While it is unclear where the narration is headed and what will happen to Miss Snowe given her current financial circumstances, it is clear that she is a character of determination and intuition.  It will be interesting to see where this leads.

***As an aside, I’ve purposely not read much about this novel or any reviews to keep my experience with it unencumbered.

Stay tuned next Thursday, Feb. 17, 2011, for the next discussion.

  • I feel quite the same, after this little taste, I am eager to know more about Lucy and what will happen to her. I’m also reading this with little to no influence or prior knowledge of the plot, it’s how I prefer to read classics!

  • How interesting your point about the similarities between Polly and Lucy! I actually think Polly is there mostly as a contrast to Lucy, but I see your point. Lucy is shy about asking for attention – maybe she thinks she’s not worthy of it? Maybe there’s an internal battle between getting some attention and the need to be a part of the background and just an observer.

  • I have thought about the interaction between Polly and Grahame, and how precocious/annoying Polly is to me, but I hadn’t considered the similarities between Polly and Lucy. It’s true, what you point out, that they both want attention, and, in my opinion, affirmation. But Lucy goes about it so subtly, almost hiding herself, while Polly is filled with much more bravado and confidence. I know that I’m immediately drawn to Lucy, and I’m so curious to find out more about her.

    • I like how Bronte juxtaposed Polly and Lucy. I found that interesting. I can’t wait to see what happens next, though I kind of hope we see Polly when she’s a little more grown up than six.

  • I’m actually really getting into this one!! Great summary..thanks for it!

    • I’m glad that you stopped by to check out my thoughts. I have to catch up on some others’ posts as well.

  • Mady

    I have also read next to nothing about this book before starting the read along. I want Charlotte Bronte to be the one telling me Villette’s story 🙂 And so far I’ve been quite engaged.
    And I did not know that Aurora Borealis could be seen in England!

    • I didn’t know that the Aurora could be seen in England either. I was surprised by that as well. I really like not to know too much about the book when I start.
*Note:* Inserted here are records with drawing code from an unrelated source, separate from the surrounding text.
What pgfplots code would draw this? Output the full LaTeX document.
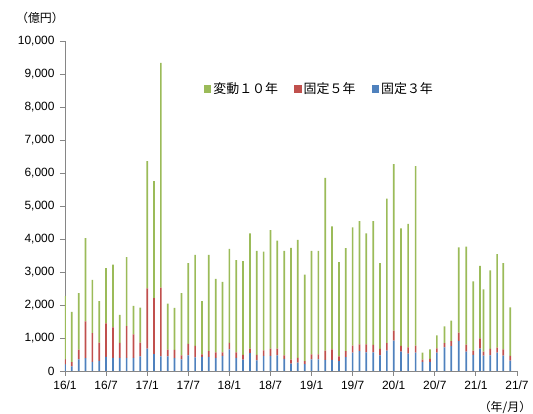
\documentclass[border=0pt]{standalone}
\usepackage{pgfplots}
\usepackage{pgfplotstable}
\pgfplotsset{compat=1.18}
\usepackage{fontspec}
\setmainfont{Liberation Sans}
\newfontfamily\jp{Noto Sans CJK JP}
\definecolor{cgreen}{HTML}{9BBB59}
\definecolor{cred}{HTML}{C0504D}
\definecolor{cblue}{HTML}{4F81BD}
\definecolor{axgray}{HTML}{868686}
\pgfplotstableread{
x b r g
0 200 150 1920
1 140 130 1520
2 350 300 1710
3 390 1110 2530
4 280 870 1610
5 310 550 1260
6 430 1010 1680
7 400 920 1900
8 400 450 850
9 400 960 2090
10 400 710 860
11 440 420 1060
12 680 1820 3860
13 515 1695 3540
14 445 2080 6815
15 445 205 1390
16 390 250 1270
17 350 125 1885
18 475 345 2450
19 415 345 2760
20 425 75 1620
21 425 175 2920
22 400 165 2225
23 455 110 2135
24 655 195 2850
25 400 165 2795
26 345 140 2845
27 545 130 3495
28 320 165 3155
29 455 170 2995
30 455 220 3595
31 475 200 3275
32 365 110 3165
33 220 125 3385
34 250 150 3570
35 210 90 2620
36 350 155 3135
37 350 155 3135
38 335 280 5235
39 335 320 3725
40 300 145 2855
41 424 182 3114
42 555 213 3582
43 606 202 3737
44 566 242 3362
45 566 222 3757
46 475 192 2603
47 616 232 4372
48 919 303 5048
49.07 586 172 3562
50.1 525 192 3743
51.2 555 213 5442
52.2 273 70 212
53.3 273 91 293
54.3 555 132 393
55.4 717 131 505
56.4 757 152 616
57.5 909 252 2586
58.6 586 212 2969
59.6 485 131 2101
60.6 677 313 2192
61.1 465 121 1889
62.1 475 192 2383
63.1 555 152 2838
64.0 465 192 2615
65.0 313 142 1474
}\data
\begin{document}
\begin{tikzpicture}
\path[use as bounding box] (-65bp,-43bp) rectangle (468bp,371bp);
\begin{axis}[
  scale only axis,
  width=452bp, height=330bp,
  ybar stacked,
  bar width=1.7bp,
  xmin=0, xmax=66,
  ymin=0, ymax=10000,
  axis x line*=bottom,
  axis y line*=left,
  axis line style={axgray, line width=0.9bp},
  every tick/.style={axgray, line width=0.9bp},
  tick align=outside,
  major tick length=5bp,
  xtick={0,6,...,66},
  xticklabels={16/1,16/7,17/1,17/7,18/1,18/7,19/1,19/7,20/1,20/7,21/1,21/7},
  ytick={0,1000,...,10000},
  scaled y ticks=false,
  /pgf/number format/.cd, 1000 sep={,}, assume math mode=true,
  /pgfplots/.cd,
  tick label style={font=\fontsize{12}{14}\selectfont},
  yticklabel style={xshift=-2bp},
  xticklabel style={yshift=-1bp},
  legend style={draw=none, fill=none, at={(0.3,0.855)}, anchor=west,
    legend columns=3, font=\jp\fontsize{13}{15}\selectfont,
    /tikz/every even column/.append style={column sep=14bp}},
  legend image code/.code={\fill[#1] (0bp,-3.8bp) rectangle (7.6bp,3.8bp);},
  reverse legend,
]
\addplot[fill=cblue, draw=none] table[x=x, y=b] {\data};
\addplot[fill=cred, draw=none] table[x=x, y=r] {\data};
\addplot[fill=cgreen, draw=none] table[x=x, y=g] {\data};
\legend{固定３年,固定５年,変動１０年}
\end{axis}
\node[font=\jp\fontsize{12}{14}\selectfont] at (-25bp,353bp) {（億円）};
\node[font=\jp\fontsize{12}{14}\selectfont] at (440bp,-36bp) {（年/月）};
\end{tikzpicture}
\end{document}
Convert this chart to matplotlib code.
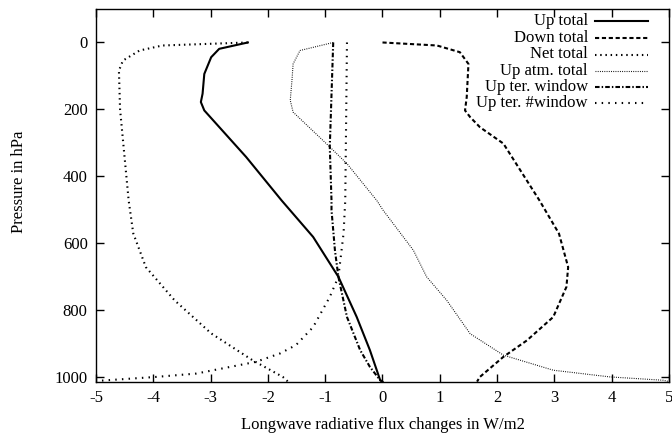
import matplotlib
matplotlib.use("Agg")
import matplotlib.pyplot as plt
from matplotlib.lines import Line2D

plt.rcParams['font.family'] = ['Liberation Serif', 'DejaVu Serif']

# Up total (solid)
p_up = [0, 19, 44, 94, 153, 178, 203, 342, 472, 581, 700, 820, 919, 1009, 1013]
up_total = [-2.35, -2.85, -2.99, -3.11, -3.14, -3.17, -3.11, -2.38, -1.76, -1.21, -0.77, -0.45, -0.22, -0.04, 0.0]

# Down total (dashed)
p_down = [0, 9, 29, 64, 163, 203, 223, 253, 302, 472, 571, 671, 730, 820, 890, 939, 999, 1013]
down_total = [0.0, 0.95, 1.35, 1.50, 1.47, 1.44, 1.53, 1.70, 2.11, 2.74, 3.08, 3.24, 3.21, 2.98, 2.52, 2.11, 1.70, 1.65]

# Net total (dotted)
p_net = [0, 9, 24, 54, 84, 200, 472, 570, 671, 770, 869, 949, 999, 1013]
net_total = [-2.35, -3.84, -4.24, -4.53, -4.60, -4.58, -4.43, -4.35, -4.13, -3.63, -2.99, -2.27, -1.74, -1.65]

# Up atm. total (fine dotted)
p_atm = [0, 24, 64, 113, 173, 208, 312, 362, 472, 501, 621, 700, 770, 870, 934, 979, 999, 1009, 1013]
up_atm = [-0.86, -1.44, -1.56, -1.58, -1.61, -1.56, -0.92, -0.62, -0.10, 0.01, 0.54, 0.77, 1.12, 1.53, 2.11, 2.98, 3.97, 4.9, 5.0]

# Up ter. window (dash-dot)
p_win = [0, 312, 472, 501, 621, 700, 820, 919, 969, 1009, 1013]
up_ter_window = [-0.86, -0.92, -0.89, -0.89, -0.83, -0.77, -0.62, -0.39, -0.22, -0.04, 0.0]

# Up ter. #window (dotted)
p_nwin = [0, 472, 571, 700, 760, 850, 904, 929, 954, 989, 999, 1010, 1013]
up_ter_nowindow = [-0.62, -0.65, -0.68, -0.77, -0.92, -1.21, -1.51, -1.79, -2.21, -3.25, -3.95, -4.9, -5.0]

labels = ['Up total', 'Down total', 'Net total', 'Up atm. total', 'Up ter. window', 'Up ter. #window']
xticks = [-5, -4, -3, -2, -1, 0, 1, 2, 3, 4, 5]
yticks = [0, 200, 400, 600, 800, 1000]

W, H = 672, 434
fig = plt.figure(figsize=(W/100, H/100), dpi=100)
ax = fig.add_axes([96/W, 1-381.6/H, (669-96)/W, (381.6-9)/H])

styles = [
    dict(lw=1.5, ls='-'),
    dict(lw=1.5, ls=(0, (2.0, 1.3))),
    dict(lw=1.5, ls=(0, (0.7, 1.8))),
    dict(lw=0.8, ls=(0, (0.8, 1.2))),
    dict(lw=1.5, ls=(0, (2.2, 1.0, 0.7, 1.0))),
    dict(lw=1.5, ls=(0, (0.7, 2.5))),
]
series = [(up_total, p_up), (down_total, p_down), (net_total, p_net),
          (up_atm, p_atm), (up_ter_window, p_win), (up_ter_nowindow, p_nwin)]

for (xv, pv), st in zip(series, styles):
    ax.plot(xv, pv, color='black', **st)

ax.set_xlim(-5, 5)
ax.set_ylim(1013, -100)
ax.set_xticks(xticks)
ax.set_xticklabels([str(t) for t in xticks])
ax.set_yticks(yticks)
ax.tick_params(direction='in', length=6, width=1, top=True, right=True, labelsize=12, pad=6)
for s in ax.spines.values():
    s.set_linewidth(1.0)

ax.set_xlabel('Longwave radiative flux changes in W/m2', fontsize=12, labelpad=8)
ax.set_ylabel('Pressure in hPa', fontsize=12)
ax.yaxis.set_label_coords(-0.12, 0.536)

# gnuplot-style key: right-aligned text with sample line to the right
row_y = [21, 38, 54.5, 71, 87, 103]
for lab, st, yy in zip(labels, styles, row_y):
    fig.text(588/W, 1-yy/H, lab, ha='right', va='center', fontsize=12)
    fig.add_artist(Line2D([595/W, 648/W], [1-yy/H, 1-yy/H], color='black',
                          transform=fig.transFigure, **st))

fig.savefig('out.png', dpi=100)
  • I don’t think I’ve even heard of this book before. I’ve only read Jayne Eyre a LONG time ago.
    Ladytink_534´s last blog post ..Still Armed Still Dangerous Still Got It

    • I have never read Jane Eyre! I think if I like this one, that will be next on my classics list.

  • Amy

    I thought Polly was a strange character and I would have liked a little bit more about Lucy and what her days were like at Bretton, she was there for 6 months. She seems very quiet and easily content. I’m also interested to see where she ends up.

    I didn’t think about the aurora borealis being part of the Gothic themes but that makes sense…thank you!

    My thoughts are posted: Thoughts on Villette
    Amy´s last blog post ..Villette Read-a-long- Week One

    • The first five chapters did fly by, making the timeline seem shorter than it was.

  • Yeah, Polly was an odd duck–almost unreal in her oddity. I’m looking forward to seeing where it all leads.

    • Even though Polly is odd, I hope we get to see her again.

  • I found the beginning section with Polly very odd – she is a strange little girl!
    Carrie K.´s last blog post ..Book Review- Changing My Mind- Occasional Essays by Zadie Smith

  • Looking forward to your final thoughts on this one. I’ve heard it’s not terribly exciting, so I’m taking a wait and see approach. Have fun!
    Anna´s last blog post ..The Girl’s Thoughts on Meet Molly American Girl by Valerie Tripp

    • I heard similar things, but I like to read books to find out what I think of them regardless of negative reviews. It just may take me longer to get to them as I get over the initial trepidation.